» DO THIS: Only the lines from the one containing "The picture is" down to the one containing "var yTicks = [0, 5, 10, 15, 20, 25, 30, 35];" should be printed, exactly as they stand, ends included.

» RECORDS SUPPLIED:
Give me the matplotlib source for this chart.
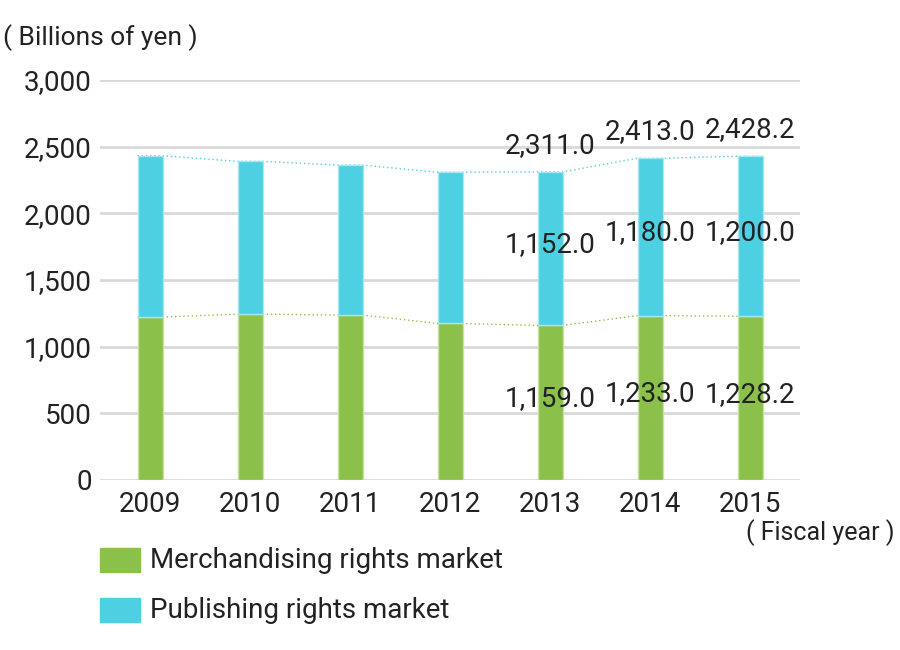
import numpy as np
import matplotlib.pyplot as plt

plt.rcParams['font.family'] = ['Roboto', 'DejaVu Sans']

# data (billions of yen)
years = ["2009", "2010", "2011", "2012", "2013", "2014", "2015"]
merch = [1222.0, 1244.0, 1237.0, 1174.0, 1159.0, 1233.0, 1228.2]
publish = [1210.0, 1146.0, 1125.0, 1134.0, 1152.0, 1180.0, 1200.0]
labelled = [4, 5, 6]  # years with value labels

green = "#8bc14a"
cyan = "#4dd0e1"
txt = "#222222"

merch = np.array(merch)
publish = np.array(publish)
total = merch + publish
x = np.arange(len(years))
w = 0.25

fig = plt.figure(figsize=(9, 6.5), dpi=100)
ax = fig.add_axes([100 / 900, 170 / 650, 700 / 900, 400 / 650])

ax.bar(x, merch, w, color=green, edgecolor="#c5e3a0", linewidth=1, zorder=3)
ax.bar(x, publish, w, bottom=merch, color=cyan, edgecolor="#a6e8f0",
       linewidth=1, zorder=3)

# dotted connectors between bar tops
xs = np.ravel(np.column_stack([x - w / 2, x + w / 2]))
ax.plot(xs, np.repeat(merch, 2), ls=(0, (1, 2)), lw=1, color=green, zorder=2)
ax.plot(xs, np.repeat(total, 2), ls=(0, (1, 2)), lw=1, color=cyan, zorder=2)

for i in labelled:
    ax.text(x[i], merch[i] / 2 + 30, f"{merch[i]:,.1f}", ha="center", va="center",
            fontsize=20, color=txt, zorder=4)
    ax.text(x[i], merch[i] + publish[i] / 2 + 30, f"{publish[i]:,.1f}", ha="center",
            va="center", fontsize=20, color=txt, zorder=4)
    ax.text(x[i], total[i] + 100, f"{total[i]:,.1f}", ha="center", va="bottom",
            fontsize=20, color=txt, zorder=4)

ax.set_xlim(-0.5, len(years) - 0.5)
ax.set_ylim(0, 3000)
ax.set_yticks(np.arange(0, 3001, 500))
ax.set_yticklabels([f"{v:,}" for v in range(0, 3001, 500)])
ax.set_xticks(x)
ax.set_xticklabels(years)
ax.tick_params(axis="both", length=0, labelsize=20, labelcolor=txt)
ax.tick_params(axis="y", pad=6)
ax.tick_params(axis="x", pad=8)
ax.grid(axis="y", color="#d9d9d9", lw=2, zorder=0)
ax.set_axisbelow(True)
for s in ax.spines.values():
    s.set_visible(False)

fig.text(3 / 900, 1 - 38 / 650, "( Billions of yen )", fontsize=19, color=txt,
         va="center", ha="left")
fig.text(895 / 900, 1 - 533 / 650, "( Fiscal year )", fontsize=18, color=txt,
         va="center", ha="right")

# legend
leg_items = [("Merchandising rights market", green), ("Publishing rights market", cyan)]
for k, (name, c) in enumerate(leg_items):
    yc = 1 - (560 + 50 * k) / 650
    fig.patches.append(plt.Rectangle((100 / 900, yc - 12 / 650), 40 / 900, 24 / 650,
                                     transform=fig.transFigure, color=c))
    fig.text(150 / 900, yc, name, fontsize=20, color=txt, va="center", ha="left")

fig.savefig("out.png", dpi=100)
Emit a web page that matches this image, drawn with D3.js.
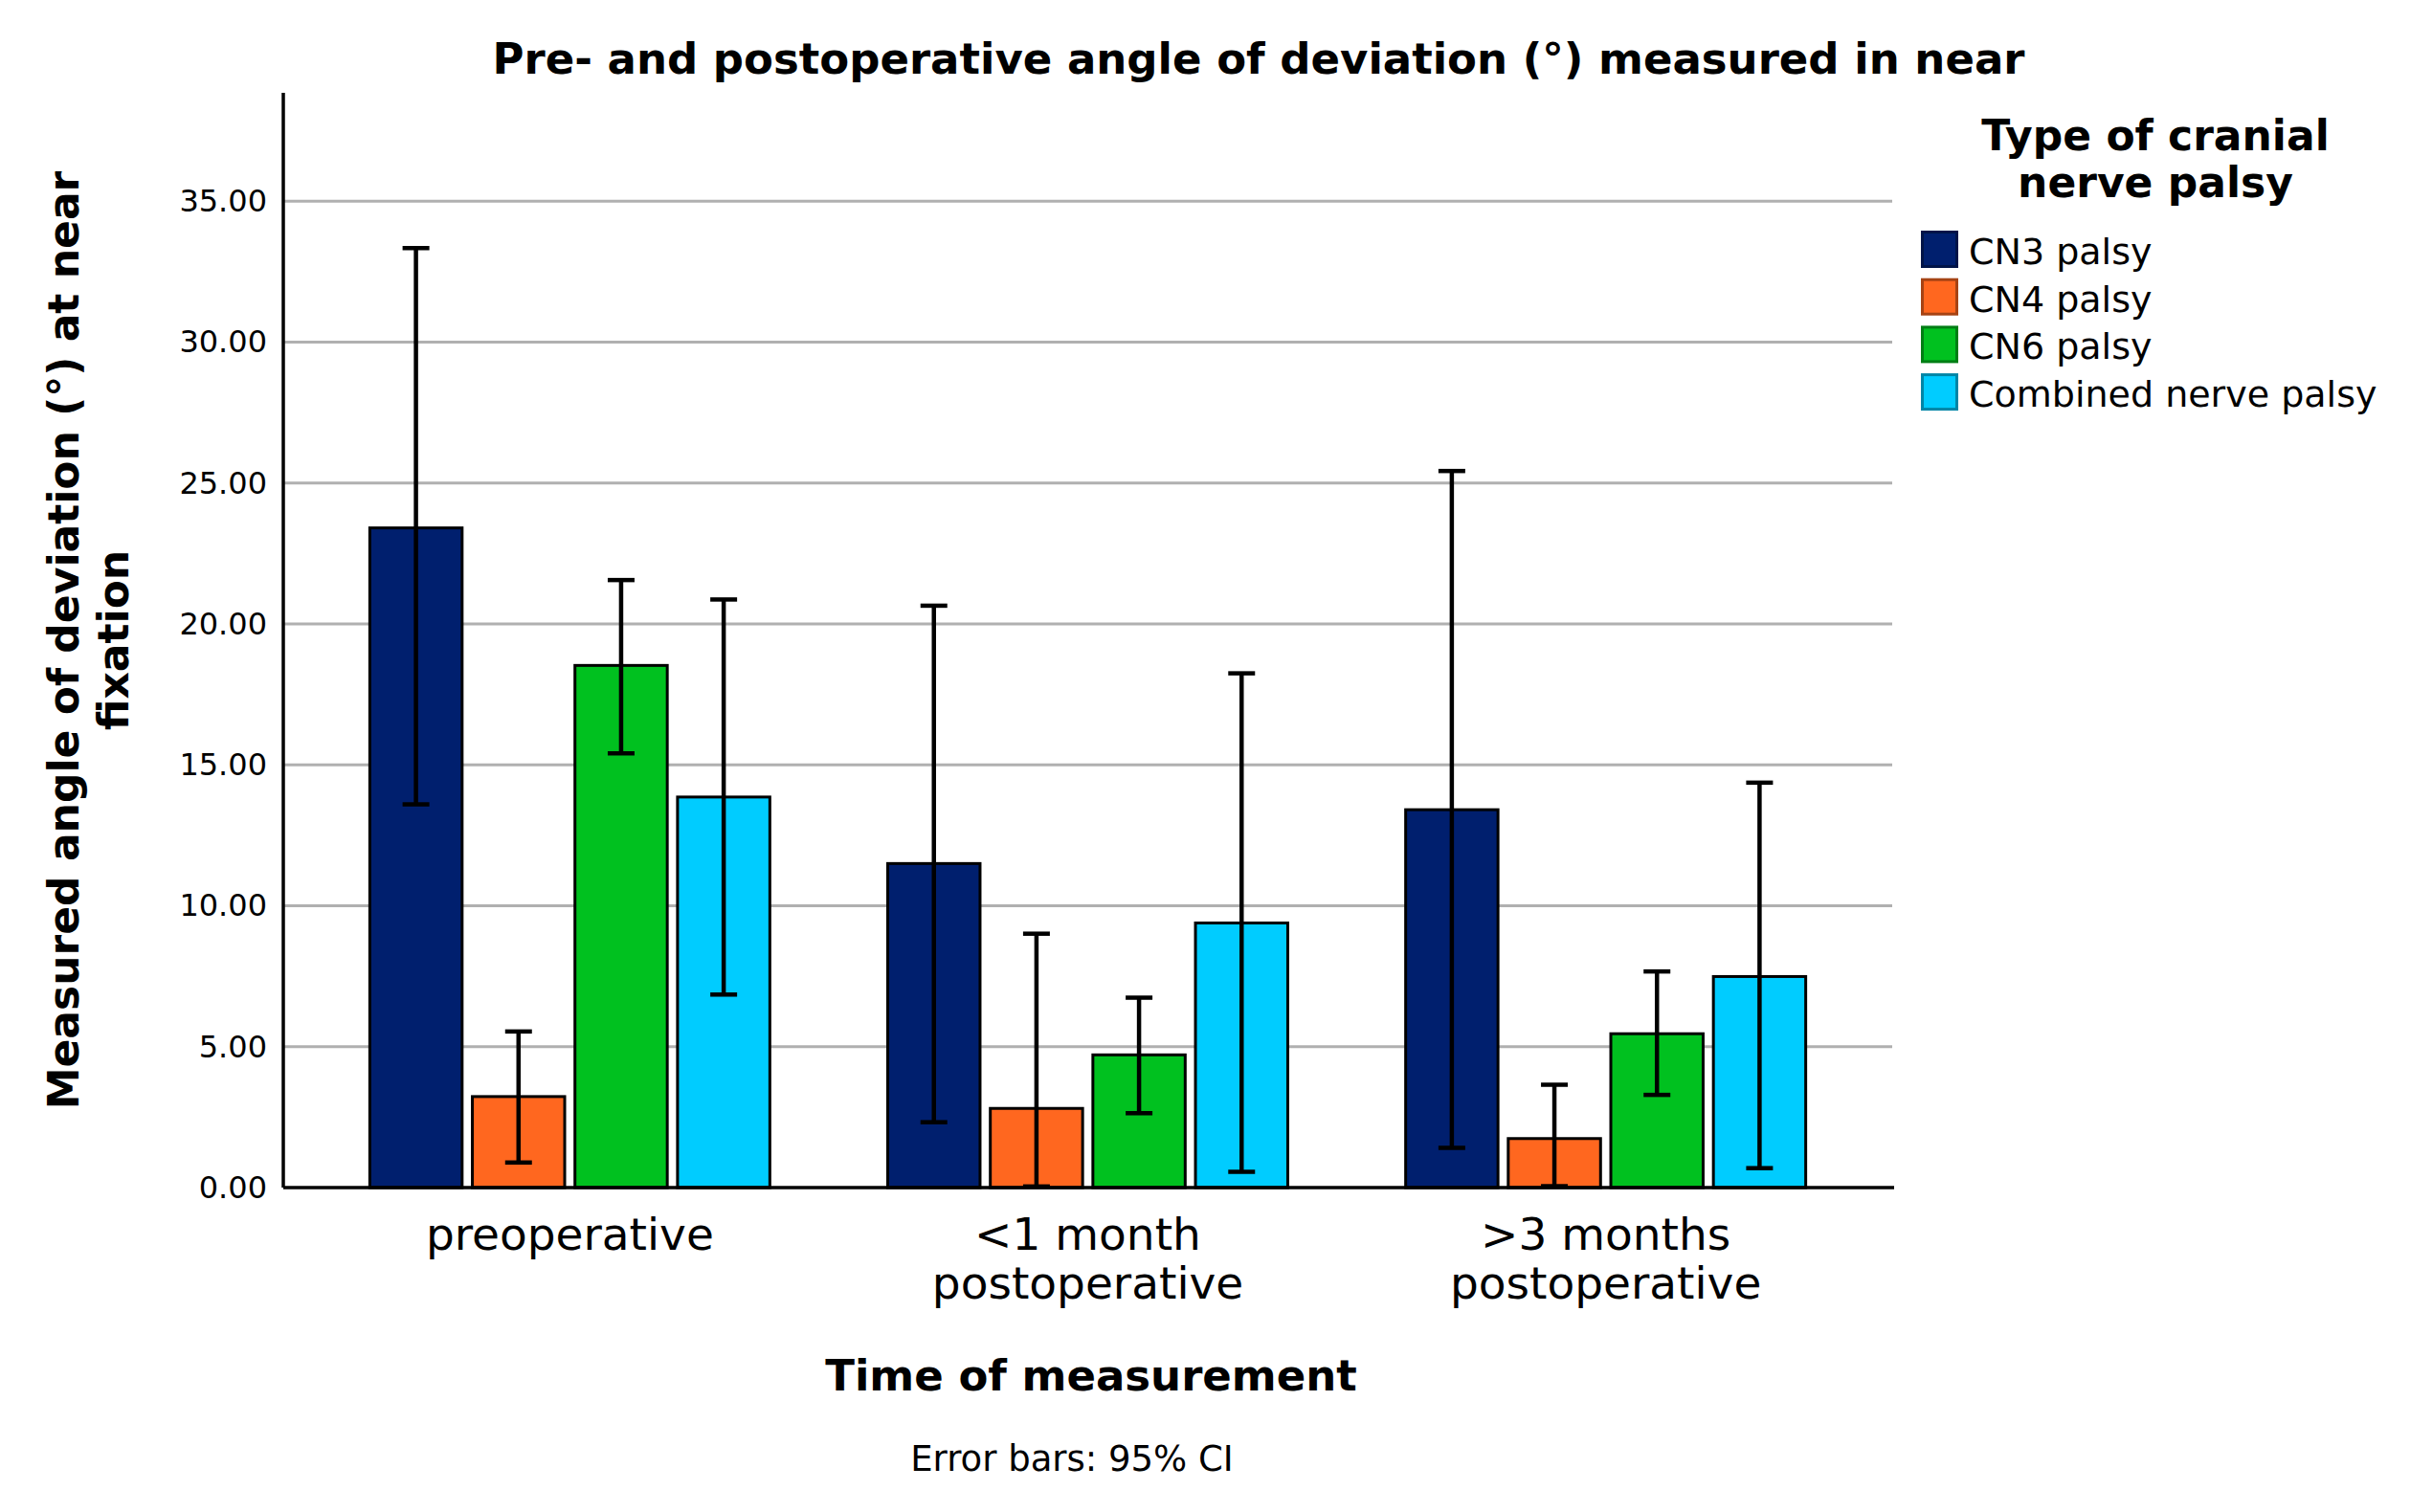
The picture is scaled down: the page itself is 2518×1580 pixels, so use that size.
<!DOCTYPE html>
<html>
<head>
<meta charset="utf-8">
<script src="https://d3js.org/d3.v7.min.js"></script>
<style>
  body { margin: 0; background: #fff; }
  svg { display: block; }
  text { font-family: "DejaVu Sans", sans-serif; fill: #000; }
</style>
</head>
<body>
<script>
// categories and series
var timepoints = ["preoperative", "<1 month postoperative", ">3 months postoperative"];
var timeLabelLines = [["preoperative"], ["<1 month", "postoperative"], [">3 months", "postoperative"]];
var palsyTypes = ["CN3 palsy", "CN4 palsy", "CN6 palsy", "Combined nerve palsy"];
var palsyColors = ["#001F6E", "#FF671F", "#00C11F", "#00CCFF"];

// mean angle per time point, and 95% CI bounds
var cn3Mean = [23.41, 11.50, 13.41];
var cn3Low  = [13.60, 2.32, 1.41];
var cn3High = [33.34, 20.65, 25.43];

var cn4Mean = [3.23, 2.81, 1.74];
var cn4Low  = [0.89, 0.04, 0.05];
var cn4High = [5.54, 9.01, 3.65];

var cn6Mean = [18.53, 4.71, 5.46];
var cn6Low  = [15.41, 2.64, 3.29];
var cn6High = [21.56, 6.74, 7.67];

var combMean = [13.86, 9.39, 7.49];
var combLow  = [6.85, 0.56, 0.69];
var combHigh = [20.87, 18.25, 14.37];

var yTicks = [0, 5, 10, 15, 20, 25, 30, 35];

var W = 2518, H = 1580;
var plotLeft = 296, plotRight = 1977, plotTop = 97, plotBottom = 1241;

var svg = d3.select("body").append("svg")
	.attr("width", W)
	.attr("height", H);

var seriesMean = [cn3Mean, cn4Mean, cn6Mean, combMean];
var seriesLow = [cn3Low, cn4Low, cn6Low, combLow];
var seriesHigh = [cn3High, cn4High, cn6High, combHigh];

var rows = [];
timepoints.forEach(function(t, ti) {
	palsyTypes.forEach(function(p, pi) {
		rows.push({ time: t, type: p, mean: seriesMean[pi][ti], lo: seriesLow[pi][ti], hi: seriesHigh[pi][ti], color: palsyColors[pi] });
	});
});

var x0 = d3.scaleBand().domain(timepoints).range([plotLeft, 1977]).paddingInner(0.2276).paddingOuter(0.167);
var x1 = d3.scaleBand().domain(palsyTypes).range([0, x0.bandwidth()]).paddingInner(0.1);
var y = d3.scaleLinear().domain([0, 38.85]).range([plotBottom, plotTop]);

// gridlines
svg.append("g")
	.selectAll("line")
	.data(yTicks.slice(1))
	.enter().append("line")
	.attr("x1", plotLeft)
	.attr("x2", plotRight)
	.attr("y1", function(d) { return y(d); })
	.attr("y2", function(d) { return y(d); })
	.attr("stroke", "#b0b0b0")
	.attr("stroke-width", 3);

// y axis
var yAxis = svg.append("g")
	.attr("transform", "translate(" + plotLeft + ",0)")
	.call(d3.axisLeft(y).tickValues(yTicks).tickSize(0).tickPadding(17).tickFormat(d3.format(".2f")));
yAxis.select(".domain").remove();
yAxis.selectAll("text")
	.style("font-size", "32px")
	.style("font-family", "DejaVu Sans");

// bars
var bars = svg.append("g");
bars.selectAll("rect")
	.data(rows)
	.enter().append("rect")
	.attr("x", function(d) { return x0(d.time) + x1(d.type); })
	.attr("y", function(d) { return y(d.mean); })
	.attr("width", x1.bandwidth())
	.attr("height", function(d) { return y(0) - y(d.mean); })
	.attr("fill", function(d) { return d.color; })
	.attr("stroke", "#000")
	.attr("stroke-width", 3);

// error bars
var capW = 28;
var eb = svg.append("g").selectAll("g")
	.data(rows)
	.enter().append("g")
	.attr("transform", function(d) { return "translate(" + (x0(d.time) + x1(d.type) + x1.bandwidth() / 2) + ",0)"; });
eb.append("line")
	.attr("x1", 0).attr("x2", 0)
	.attr("y1", function(d) { return y(d.lo); })
	.attr("y2", function(d) { return y(d.hi); })
	.attr("stroke", "#000").attr("stroke-width", 4.5);
eb.append("line")
	.attr("x1", -capW / 2).attr("x2", capW / 2)
	.attr("y1", function(d) { return y(d.hi); })
	.attr("y2", function(d) { return y(d.hi); })
	.attr("stroke", "#000").attr("stroke-width", 4.5);
eb.append("line")
	.attr("x1", -capW / 2).attr("x2", capW / 2)
	.attr("y1", function(d) { return y(d.lo); })
	.attr("y2", function(d) { return y(d.lo); })
	.attr("stroke", "#000").attr("stroke-width", 4.5);

// axis lines
svg.append("line")
	.attr("x1", plotLeft).attr("x2", plotLeft)
	.attr("y1", plotTop).attr("y2", plotBottom)
	.attr("stroke", "#000").attr("stroke-width", 3.5);
svg.append("line")
	.attr("x1", plotLeft).attr("x2", plotRight + 2)
	.attr("y1", plotBottom).attr("y2", plotBottom)
	.attr("stroke", "#000").attr("stroke-width", 3.5);

// category labels
var cat = svg.append("g").selectAll("text")
	.data(timepoints)
	.enter().append("text")
	.attr("text-anchor", "middle")
	.attr("x", function(d) { return x0(d) + x0.bandwidth() / 2; })
	.attr("y", 1306)
	.style("font-size", "47px");
cat.selectAll("tspan")
	.data(function(d, i) { return timeLabelLines[i]; })
	.enter().append("tspan")
	.attr("x", function() { var p = this.parentNode.__data__; return x0(p) + x0.bandwidth() / 2; })
	.attr("dy", function(d, i) { return i === 0 ? 0 : 51; })
	.text(function(d) { return d; });

// titles
svg.append("text")
	.attr("x", 1315).attr("y", 77)
	.attr("text-anchor", "middle")
	.style("font-size", "45px").style("font-weight", "bold")
	.text("Pre- and postoperative angle of deviation (°) measured in near");

svg.append("text")
	.attr("x", 1140).attr("y", 1453)
	.attr("text-anchor", "middle")
	.style("font-size", "45px").style("font-weight", "bold")
	.text("Time of measurement");

svg.append("text")
	.attr("x", 1120).attr("y", 1537)
	.attr("text-anchor", "middle")
	.style("font-size", "37px")
	.text("Error bars: 95% CI");

var yl = svg.append("text")
	.attr("transform", "translate(82," + ((plotTop + plotBottom) / 2) + ") rotate(-90)")
	.attr("text-anchor", "middle")
	.style("font-size", "44px").style("font-weight", "bold");
yl.append("tspan").attr("x", 0).attr("dy", 0).text("Measured angle of deviation (°) at near");
yl.append("tspan").attr("x", 0).attr("dy", 52).text("fixation");

// legend
var legend = svg.append("g");
legend.append("text")
	.attr("x", 2252).attr("y", 157)
	.attr("text-anchor", "middle")
	.style("font-size", "44px").style("font-weight", "bold")
	.text("Type of cranial");
legend.append("text")
	.attr("x", 2252).attr("y", 206)
	.attr("text-anchor", "middle")
	.style("font-size", "44px").style("font-weight", "bold")
	.text("nerve palsy");

var item = legend.selectAll("g.item")
	.data(palsyTypes)
	.enter().append("g")
	.attr("class", "item")
	.attr("transform", function(d, i) { return "translate(2007," + (241 + i * 49.7) + ")"; });
item.append("rect")
	.attr("x", 1.5).attr("y", 1.5)
	.attr("width", 36).attr("height", 36)
	.attr("fill", function(d, i) { return palsyColors[i]; })
	.attr("stroke", function(d, i) { return d3.color(palsyColors[i]).darker(1.2); })
	.attr("stroke-width", 3);
item.append("text")
	.attr("x", 50).attr("y", 35)
	.style("font-size", "38px")
	.text(function(d) { return d; });
</script>
</body>
</html>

» RESULT OF THE EXERCISE:
The picture is scaled down: the page itself is 2518×1580 pixels, so use that size.
<!DOCTYPE html>
<html>
<head>
<meta charset="utf-8">
<script src="https://d3js.org/d3.v7.min.js"></script>
<style>
  body { margin: 0; background: #fff; }
  svg { display: block; }
  text { font-family: "DejaVu Sans", sans-serif; fill: #000; }
</style>
</head>
<body>
<script>
// categories and series
var timepoints = ["preoperative", "<1 month postoperative", ">3 months postoperative"];
var timeLabelLines = [["preoperative"], ["<1 month", "postoperative"], [">3 months", "postoperative"]];
var palsyTypes = ["CN3 palsy", "CN4 palsy", "CN6 palsy", "Combined nerve palsy"];
var palsyColors = ["#001F6E", "#FF671F", "#00C11F", "#00CCFF"];

// mean angle per time point, and 95% CI bounds
var cn3Mean = [23.41, 11.50, 13.41];
var cn3Low  = [13.60, 2.32, 1.41];
var cn3High = [33.34, 20.65, 25.43];

var cn4Mean = [3.23, 2.81, 1.74];
var cn4Low  = [0.89, 0.04, 0.05];
var cn4High = [5.54, 9.01, 3.65];

var cn6Mean = [18.53, 4.71, 5.46];
var cn6Low  = [15.41, 2.64, 3.29];
var cn6High = [21.56, 6.74, 7.67];

var combMean = [13.86, 9.39, 7.49];
var combLow  = [6.85, 0.56, 0.69];
var combHigh = [20.87, 18.25, 14.37];

var yTicks = [0, 5, 10, 15, 20, 25, 30, 35];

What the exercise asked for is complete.